Melendez, Miguel 1948(?)-
MELENDEZ, Miguel 1948(?)-
PERSONAL: Born c. 1948. Education: Attended State University New York College at Old Westbury; earned master's degree.
ADDRESSES: Home—Bronxville, NY. Agent—c/o Author Mail, St. Martin's Press, 175 Fifth Avenue, New York, NY 10010.
CAREER: Writer and teacher. Boricua College, faculty member; Baruch College, Hispanic Studies Department, adjunct faculty member. Has held executive positions in the New York City Health and Hospital Corporation, Housing Authority, and Department of Education.
WRITINGS:
We Took the Streets: Fighting for Latino Rights with the Young Lords, foreword by Jose Torres, St. Martin's Press (New York, NY), 2003.
SIDELIGHTS: Miguel "Mickey" Melendez grew up in an impoverished New York neighborhood beset with gang violence but where the inhabitants still valued their Puerto Rican heritage. While attending State University of New York College at Old Westbury, Melendez began to study and learn even more about his Puerto Rican heritage. What he discovered led him to become increasingly politicized concerning the problems that Latino Americans faced, including substandard health care, education, and housing. As a result, Melendez and other Latino student activists, including his friend Paul Guzman, formed a group of politically active students and others who would go onto become a group known as the Young Lords.
In his book We Took the Streets: Fighting for Latino Rights with the Young Lords, Melendez recounts those years during the late 1960s and early 1970s when the Young Lords fought for empowerment in New York's Puerto Rican community. Melendez describes how they established storefront offices in East Harlem, from which the activist group began its efforts to fight for the Latino community's rights and improvements in their lives. Melendez describes in detail the group's many confrontational tactics, including its first "offensive" in protesting New York City's failure to provide garbage services to the city's many "barrios." After sweeping up trash from the streets into a five-foot-tall heap, the Young Lords set the garbage on fire in front of a gathering crowd from the community. The effort resulted in extensive news coverage and the Young Lords were on their way to bringing their community's problems to the doorsteps of city government.
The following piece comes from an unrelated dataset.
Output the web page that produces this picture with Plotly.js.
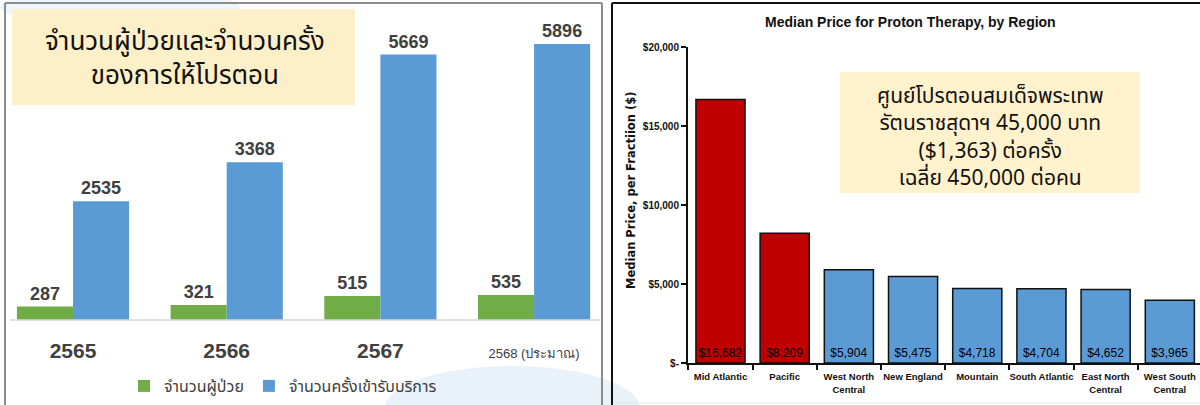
<!DOCTYPE html>
<html>
<head>
<meta charset="utf-8">
<script src="https://cdn.plot.ly/plotly-3.0.1.min.js"></script>
<style>html,body{margin:0;padding:0;background:#fff;}#chart{width:1200px;height:405px;}</style>
</head>
<body>
<div id="chart"></div>
<script>
// ---- Left chart data ----
const years = ["2565", "2566", "2567", "2568 (ประมาณ)"];
const patients = [287, 321, 515, 535];
const visits = [2535, 3368, 5669, 5896];
const seriesNames = ["จำนวนผู้ป่วย", "จำนวนครั้งเข้ารับบริการ"];
const leftTitle = "จำนวนผู้ป่วยและจำนวนครั้ง<br>ของการให้โปรตอน";

// ---- Right chart data ----
const regions = ["Mid Atlantic", "Pacific", "West North Central", "New England", "Mountain", "South Atlantic", "East North Central", "West South Central"];
const regionTickLabels = ["Mid Atlantic", "Pacific", "West North<br>Central", "New England", "Mountain", "South Atlantic", "East North<br>Central", "West South<br>Central"];
const prices = [16682, 8209, 5904, 5475, 4718, 4704, 4652, 3965];
const priceTickVals = [0, 5000, 10000, 15000, 20000];
const priceTickText = ["$-", "$5,000", "$10,000", "$15,000", "$20,000"];
const rightTitle = "Median Price for Proton Therapy, by Region";
const rightYTitle = "Median Price, per Fractiion ($)";
const noteText = "ศูนย์โปรตอนสมเด็จพระเทพ<br>รัตนราชสุดาฯ 45,000 บาท<br>($1,363) ต่อครั้ง<br>เฉลี่ย 450,000 ต่อคน";

const W = 1200, H = 405;
const px = x => x / W;
const py = y => 1 - y / H;
const NARROW = "Liberation Sans Narrow, Liberation Sans, Arial Narrow, sans-serif";
const THAI = "Tahoma, Noto Sans Thai, Loma, sans-serif";

const traces = [
  {
    type: "bar", x: years, y: patients, name: seriesNames[0],
    xaxis: "x", yaxis: "y",
    marker: {color: "#70AD47"},
    texttemplate: "%{y}", textposition: "outside", cliponaxis: false,
    textfont: {family: NARROW, size: 18, color: "#404040", weight: "bold"},
    hoverinfo: "skip"
  },
  {
    type: "bar", x: years, y: visits, name: seriesNames[1],
    xaxis: "x", yaxis: "y",
    marker: {color: "#5B9BD5"},
    texttemplate: "%{y}", textposition: "outside", cliponaxis: false,
    textfont: {family: NARROW, size: 18, color: "#404040", weight: "bold"},
    hoverinfo: "skip"
  },
  {
    type: "bar", x: regions, y: prices, showlegend: false,
    xaxis: "x2", yaxis: "y2", width: 0.765,
    marker: {color: prices.map((v, i) => i < 2 ? "#C00000" : "#5B9BD5"), line: {color: "#111", width: 1.5}},
    texttemplate: "$%{y:,}", textposition: "inside", insidetextanchor: "start", textangle: 0,
    constraintext: "none",
    textfont: {family: NARROW, size: 12, color: "#000000"},
    hoverinfo: "skip"
  }
];

const layout = {
  width: W, height: H,
  margin: {l: 0, r: 0, t: 0, b: 0},
  paper_bgcolor: "#ffffff", plot_bgcolor: "rgba(0,0,0,0)",
  barmode: "group", bargap: 0.27, bargroupgap: 0,
  showlegend: true,
  legend: {
    orientation: "h", x: px(283), xanchor: "center", y: py(386), yanchor: "middle",
    font: {family: THAI, size: 16, color: "#404040"}, bgcolor: "rgba(0,0,0,0)"
  },
  xaxis: {
    domain: [px(6), px(600)], anchor: "y", type: "category",
    range: [-0.436, 3.429], showline: false, showgrid: false, zeroline: false,
    ticks: "", ticklabelstandoff: 16,
    tickvals: years,
    ticktext: years.map((c, i) => i < 3 ? "<b>" + c + "</b>" : "<span style='font-size:13px;font-weight:normal'>" + c + "</span>"),
    tickfont: {family: NARROW, size: 21, color: "#404040"}
  },
  yaxis: {
    domain: [py(320), py(10)], anchor: "x", range: [0, 6622], visible: false, showgrid: false, zeroline: false
  },
  xaxis2: {
    domain: [px(688), 1], anchor: "y2", type: "category",
    range: [-0.506, 7.47], showline: true, linecolor: "#111", linewidth: 2,
    ticks: "outside", tickson: "boundaries", ticklen: 5, tickwidth: 2, tickcolor: "#111",
    tickangle: 0, automargin: false, ticklabelstandoff: 4,
    tickvals: regions, ticktext: regionTickLabels,
    tickfont: {family: NARROW, size: 9.5, color: "#111", weight: "bold"},
    showgrid: false, zeroline: false
  },
  yaxis2: {
    domain: [py(363), py(47)], anchor: "x2", range: [0, 20000],
    showline: true, linecolor: "#111", linewidth: 2,
    ticks: "outside", ticklen: 5, tickwidth: 2, tickcolor: "#111",
    tickvals: priceTickVals, ticktext: priceTickText, automargin: false,
    tickfont: {family: NARROW, size: 10, color: "#111", weight: "bold"},
    showgrid: false, zeroline: false
  },
  shapes: [
    // light blue watercolor hint
    {type: "circle", xref: "paper", yref: "paper", x0: px(385), x1: px(640), y0: py(450), y1: py(366),
     fillcolor: "#dbe8f5", opacity: 0.6, line: {width: 0}, layer: "below"},
    {type: "circle", xref: "paper", yref: "paper", x0: px(0), x1: px(240), y0: py(25), y1: py(-10),
     fillcolor: "#e3eef8", opacity: 0.6, line: {width: 0}, layer: "below"},
    // left title box
    {type: "rect", xref: "paper", yref: "paper", x0: px(12), x1: px(355), y0: py(105), y1: py(9),
     fillcolor: "#FDF0C8", line: {width: 0}, layer: "below"},
    // right note box
    {type: "rect", xref: "paper", yref: "paper", x0: px(840), x1: px(1140), y0: py(193), y1: py(72),
     fillcolor: "#FFF2CC", line: {width: 0}, layer: "below"},
    // left baseline
    {type: "line", xref: "paper", yref: "paper", x0: px(10), x1: px(600), y0: py(320), y1: py(320),
     line: {color: "#d9d9d9", width: 1.5}},
    // left panel border
    {type: "line", xref: "paper", yref: "paper", x0: px(5), x1: px(5), y0: py(405), y1: py(3), line: {color: "#8c8c8c", width: 2}},
    {type: "line", xref: "paper", yref: "paper", x0: px(5), x1: px(602), y0: py(3), y1: py(3), line: {color: "#8c8c8c", width: 2}},
    {type: "line", xref: "paper", yref: "paper", x0: px(602), x1: px(602), y0: py(405), y1: py(3), line: {color: "#8c8c8c", width: 2}},
    // right panel border
    {type: "line", xref: "paper", yref: "paper", x0: px(612), x1: px(612), y0: py(405), y1: py(3), line: {color: "#111", width: 2}},
    {type: "line", xref: "paper", yref: "paper", x0: px(612), x1: px(1200), y0: py(3), y1: py(3), line: {color: "#111", width: 2}},
    {type: "line", xref: "paper", yref: "paper", x0: px(613), x1: px(1200), y0: py(403), y1: py(403), line: {color: "#e4e4e4", width: 1}}
  ],
  annotations: [
    {xref: "paper", yref: "paper", x: px(185), y: py(59), xanchor: "center", yanchor: "middle",
     text: leftTitle, showarrow: false, font: {family: THAI, size: 26, color: "#111"}},
    {xref: "paper", yref: "paper", x: px(910), y: py(22), xanchor: "center", yanchor: "middle",
     text: "<b>" + rightTitle + "</b>", showarrow: false, font: {family: NARROW, size: 14, color: "#111"}},
    {xref: "paper", yref: "paper", x: px(631), y: py(191), xanchor: "center", yanchor: "middle", textangle: -90,
     text: "<b>" + rightYTitle + "</b>", showarrow: false, font: {family: "DejaVu Sans, Verdana, sans-serif", size: 11.5, color: "#111"}},
    {xref: "paper", yref: "paper", x: px(990), y: py(137), xanchor: "center", yanchor: "middle",
     text: noteText, showarrow: false, font: {family: THAI, size: 21, color: "#111"}}
  ]
};

Plotly.newPlot("chart", traces, layout, {staticPlot: true, displayModeBar: false});
</script>
</body>
</html>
Melendez also details how he helped develop the group's clandestine military branch as the group grew increasingly militant. In one such paramilitary effort, the group took over the Bronx's Lincoln Hospital to secure better health care for Puerto Ricans. In another move, they hijacked a city-sponsored X-ray truck to draw attention to the growing TB epidemic in the barrios. Throughout it all, Melendez describes how the Young Lords also focused on raising community pride and gaining the respect of those in power. Often garnering front-page headlines, the Young Lords eventually brought about drastic policy changes to improve conditions for Latinos and their communities.
Like many other politicized groups of the time, the Young Lords eventually became the target of government infiltrators, which Melendez believes may have played a role in the death of one of its members, Julio Roldan. The increased scrutiny combined with growing ideological differences among its members led to the group disbanding in 1972. Writing in Kirkus Reviews, a reviewer noted, "His memoir depicts turbulent times and exhaustively addresses the essential inequities in minority communities that provoked such strife."
BIOGRAPHICAL AND CRITICAL SOURCES:
PERIODICALS
Kirkus Review, May 1, 2003, review of We Took theStreets: Fighting for Latino Rights with the Young Lords, p. 662.